Occurs when an APL exception has been signalled which has not been trapped. The additional values provided are as described for UntrappedSignal

LastKnownState

The response to GetLastKnownState, containing:

  • The UID, if provided in the request.
  • The interpreter's current UTC clock setting, so that times elapsed since the other timings can be computed.
  • The line currently being executed by the interpreter and the UTC time that this line started or resumed execution, if enabled with 112⌶ and ⎕PROFILE is running (otherwise this information is omitted).
  • An activity code and the UTC time that this activity started, if enabled with 112⌶ (otherwise omitted).
  • The time a trapped or untrapped WSFULL event last occurred, if enabled with 112⌶ (otherwise omitted).

UTC times are in ISO format with millisecond precision, e.g. 20231231T235959.999 for the very last millisecond of 2023.

Activity codes are:

Code Meaning
1 Anything not specifically listed below
2 Performing a workspace allocation
3 Performing a workspace compaction
4 Performing a workspace check
222 Sleeping (an internal testing feature)

This functionality is at an early stage of development. It is anticipated that this list will be significantly extended in future.

Examples:

No UID provided, and 112⌶0 set:

["LastKnownState",{"TS":"20230111T144700.132Z"}]

UID provided, 112⌶2 1 set and ⎕PROFILE started:

["LastKnownState",{"UID":"123","TS":"20230111T144700.132Z","Activity":{"Code":1,"TS":"20230111T144700.132Z"},"Location":{"Function":"#.f","Line":2,"TS":"20230111T144700.132Z"},"WS FULL":{"TS":"20230111T144620.723Z"}}]

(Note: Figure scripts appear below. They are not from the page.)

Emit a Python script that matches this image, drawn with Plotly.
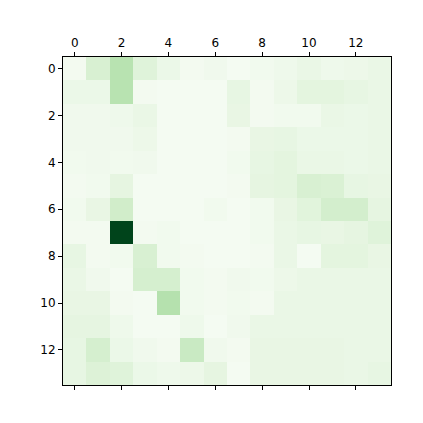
import plotly.graph_objects as go

rows = list(range(14))
cols = list(range(14))

values = [
    [0.03, 0.18, 0.30, 0.15, 0.08, 0.03, 0.05, 0.02, 0.04, 0.06, 0.09, 0.06, 0.07, 0.09],
    [0.08, 0.08, 0.30, 0.03, 0.02, 0.02, 0.02, 0.11, 0.03, 0.07, 0.13, 0.13, 0.11, 0.09],
    [0.05, 0.05, 0.06, 0.09, 0.02, 0.02, 0.02, 0.10, 0.03, 0.04, 0.04, 0.09, 0.08, 0.09],
    [0.05, 0.05, 0.05, 0.07, 0.02, 0.02, 0.02, 0.03, 0.10, 0.11, 0.08, 0.08, 0.08, 0.09],
    [0.04, 0.05, 0.04, 0.05, 0.02, 0.02, 0.02, 0.04, 0.11, 0.13, 0.09, 0.09, 0.08, 0.09],
    [0.03, 0.04, 0.12, 0.02, 0.02, 0.02, 0.02, 0.03, 0.12, 0.13, 0.18, 0.17, 0.11, 0.10],
    [0.04, 0.10, 0.21, 0.02, 0.02, 0.02, 0.04, 0.02, 0.04, 0.10, 0.14, 0.20, 0.20, 0.12],
    [0.03, 0.03, 1.00, 0.03, 0.04, 0.02, 0.02, 0.02, 0.04, 0.09, 0.11, 0.10, 0.12, 0.15],
    [0.11, 0.03, 0.04, 0.18, 0.04, 0.03, 0.02, 0.02, 0.03, 0.09, 0.02, 0.13, 0.13, 0.10],
    [0.09, 0.05, 0.02, 0.19, 0.19, 0.04, 0.03, 0.05, 0.04, 0.07, 0.09, 0.09, 0.09, 0.09],
    [0.10, 0.10, 0.03, 0.02, 0.31, 0.04, 0.03, 0.04, 0.03, 0.09, 0.09, 0.09, 0.09, 0.09],
    [0.12, 0.12, 0.06, 0.02, 0.02, 0.06, 0.02, 0.05, 0.09, 0.09, 0.09, 0.09, 0.09, 0.09],
    [0.11, 0.19, 0.08, 0.05, 0.03, 0.24, 0.05, 0.03, 0.10, 0.10, 0.10, 0.10, 0.09, 0.09],
    [0.11, 0.16, 0.15, 0.08, 0.06, 0.07, 0.12, 0.02, 0.10, 0.10, 0.10, 0.10, 0.09, 0.11],
]

tick_vals = [0, 2, 4, 6, 8, 10, 12]

greens = [
    [0.0, "#f7fcf5"], [0.125, "#e5f5e0"], [0.25, "#c7e9c0"], [0.375, "#a1d99b"],
    [0.5, "#74c476"], [0.625, "#41ab5d"], [0.75, "#238b45"], [0.875, "#006d2c"],
    [1.0, "#00441b"],
]

fig = go.Figure(go.Heatmap(
    z=values, x=cols, y=rows, colorscale=greens, zmin=0, zmax=1,
    showscale=False, xgap=0, ygap=0,
))

axis_common = dict(
    showgrid=False, zeroline=False, showline=True, linecolor="black", linewidth=1,
    ticks="outside", ticklen=4, tickcolor="black", tickwidth=1,
    tickvals=tick_vals, ticktext=[str(v) for v in tick_vals],
    tickfont=dict(family="DejaVu Sans", size=12, color="black"),
    automargin=False,
)

fig.update_layout(
    width=415, height=415,
    margin=dict(l=55, r=32, t=49, b=38),
    paper_bgcolor="white", plot_bgcolor="white",
    xaxis=dict(side="top", range=[-0.5, 13.5], mirror="ticks", **axis_common),
    yaxis=dict(range=[13.5, -0.5], mirror=True, **axis_common),
)

fig.write_html("out.html")
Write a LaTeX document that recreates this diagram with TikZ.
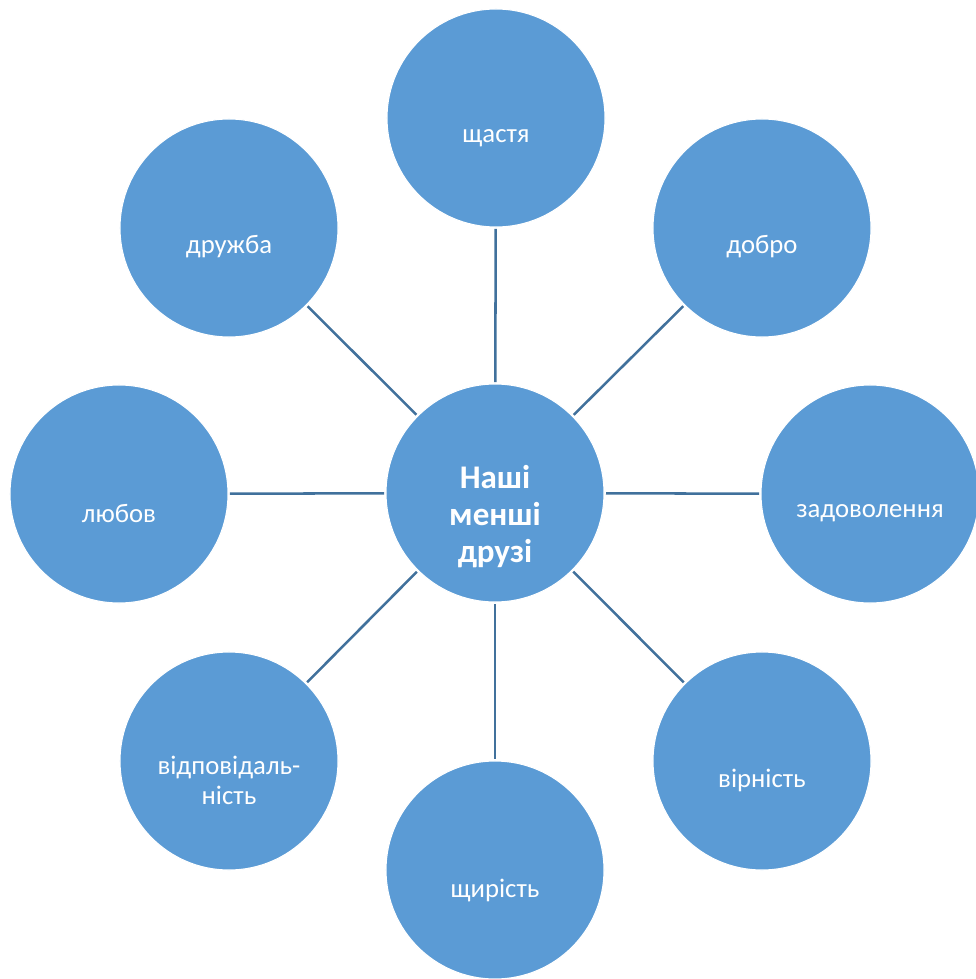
\documentclass[tikz,border=0pt]{standalone}
\usepackage{fontspec}
\setmainfont{Carlito}
\definecolor{blob}{RGB}{91,155,213}
\definecolor{spoke}{RGB}{65,113,156}
\tikzset{
  blobnode/.style={circle,fill=blob,draw=white,line width=0.8pt,minimum size=5.45cm,inner sep=0pt},
  word/.style={text=white,font=\fontsize{19}{21.3}\selectfont,align=center,inner sep=0pt},
  hubword/.style={text=white,font=\bfseries\fontsize{23.5}{26.3}\selectfont,align=center,inner sep=0pt},
  spokeline/.style={draw=spoke,line width=1.8pt,shorten >=1pt,shorten <=1pt}
}
\begin{document}
\begin{tikzpicture}[x=0.025cm,y=0.025cm]
\useasboundingbox (0,0) rectangle (975,-979);
\node [blobnode] (hub) at (495,-493) {};
\node [hubword] (hubt) at (495,-517) {Наші\\менші\\друзі};
\node [blobnode] (joy) at (496,-118) {};
\node [word] (joyt) at (496,-138) {щастя};
\node [blobnode] (good) at (762,-228) {};
\node [word] (goodt) at (762,-247) {добро};
\node [blobnode] (glad) at (870,-494) {};
\node [word] (gladt) at (870,-513) {задоволення};
\node [blobnode] (loyal) at (762,-761) {};
\node [word] (loyalt) at (762,-780) {вірність};
\node [blobnode] (sincere) at (495,-870) {};
\node [word] (sinceret) at (495,-890) {щирість};
\node [blobnode] (duty) at (229,-761) {};
\node [word] (dutyt) at (229,-780) {відповідаль-\\ність};
\node [blobnode] (love) at (119,-494) {};
\node [word] (lovet) at (119,-513) {любов};
\node [blobnode] (friend) at (229,-228) {};
\node [word] (friendt) at (229,-247) {дружба};
\draw [spokeline] (hub) -- (joy);
\draw [spokeline] (hub) -- (good);
\draw [spokeline] (hub) -- (glad);
\draw [spokeline] (hub) -- (loyal);
\draw [spokeline] (hub) -- (sincere);
\draw [spokeline] (hub) -- (duty);
\draw [spokeline] (hub) -- (love);
\draw [spokeline] (hub) -- (friend);
\end{tikzpicture}
\end{document}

Note: "Location" is updated by the interpreter whenever execution of a line begins or resumes. If program execution stops for any reason (e.g. exception or program termination) it will report the last executed line. "location" does not report anything about inactive threads - full thread/stack info is available with GetFacts, so long as the interpreter is responsive.

InvalidSyntax

The response to a syntactically invalid JSON message, or a message which does not strictly define a two-element array with a string name in the first array element and an object in the second array element. Because it is a response to an "unintelligible" message, it will never contain a UID response.

Example:

["InvalidSyntax",{}]

DisallowedUID

The response to a message which contains a UID when it should not - specifically, StopFacts and BumpFacts message.

Example:

["DisallowedUID",{"UID":"xx","Name":"StopFacts"}]

UnknownCommand

The response to a syntactically correct message which contains a message with an unrecognised name. The unrecognised name, and the UID if provided, ares included in the message.

Example:

["UnknownCommand",{"UID":"ABC","Name":"Hatstand"}]

MalformedCommand

The response to a syntactically correct request message which does not exactly conform to specification. The name, and the UID if provided, are included in the message.

Example:

["MalformedCommand",{"Name":"GetLastKnownState"}]

UserMessage

Sent by the interpreter under user/application control using 111⌶.

Example:

["UserMessage",{"UID":"123","Message":"Hello"}]

Interpreter I-beam functions

110

{R}←(110⌶) Y

Specifies the interpreter "description", which will appear in Facts messages sent to the Health Monitor.

Y is a character vector or scalar containing the free-form text.

The shy result is the value 1.

111

{R}←{X} (111⌶) Y

Will cause the interpreter to send a UserMessage notification message to the client, if one is connected.

Y is a character vector or scalar containing the free-form message text.

X is an optional character vector or scalar containing the UID.

The shy result is the value 1.

112

R←X (112⌶) Y

Starts and stops the Health Monitor, specifies the Interface Configuration and controls the Access and Event Gathering Levels. See the section Permitting connections and controlling access levels for an explanation of what these are and their permitted values.

Y is a 1 or 2-element numeric array consisting of:

  • Settings for Access Level, and optionally
  • Event Gathering.

X may be omitted, or scalar zero, or an empty character vector, or character vector specifying the Interface Configuration.

Starting the HMON comms layer

X should be a character vector containing either:

  • The Interface Configuration, or
  • Nothing (i.e. empty), in which case the previous Interface Configuration (if any) is reused.

Y should contain:

  • The Access Level values of 1 or 2, and optionally
  • The Event Gathering setting; defaults to 0 if not specified.

Updating the Access Level and Event Gathering settings

The function should be called monadically or with 0 in X.

Y should contain:

  • The Access Level values of 1 or 2, and optionally
  • The Event Gathering setting, which defaults to 0 if not specified.

The settings can be changed whether or not a client is currently attached and take effect immediately.

Stopping the HMON comms layer

The function should be called monadically or with 0 in the left argument.

Y should contain:

  • The Access Level value 0.

Errors and return values

No action will be taken and 0 will be returned if:

  • A request is made to start the HMON comms layer when it is already started.
  • A request is made to update the Access Level and Event Gathering settings, and the HMON comms layer is not started.
  • A request is made to stop the HMON comms layer when it is already stopped.

Otherwise, the comms layer is stopped or started as requested and then:

  • An error will be signalled if the operation fails.
  • The shy value 1 will be returned if the operation succeeds.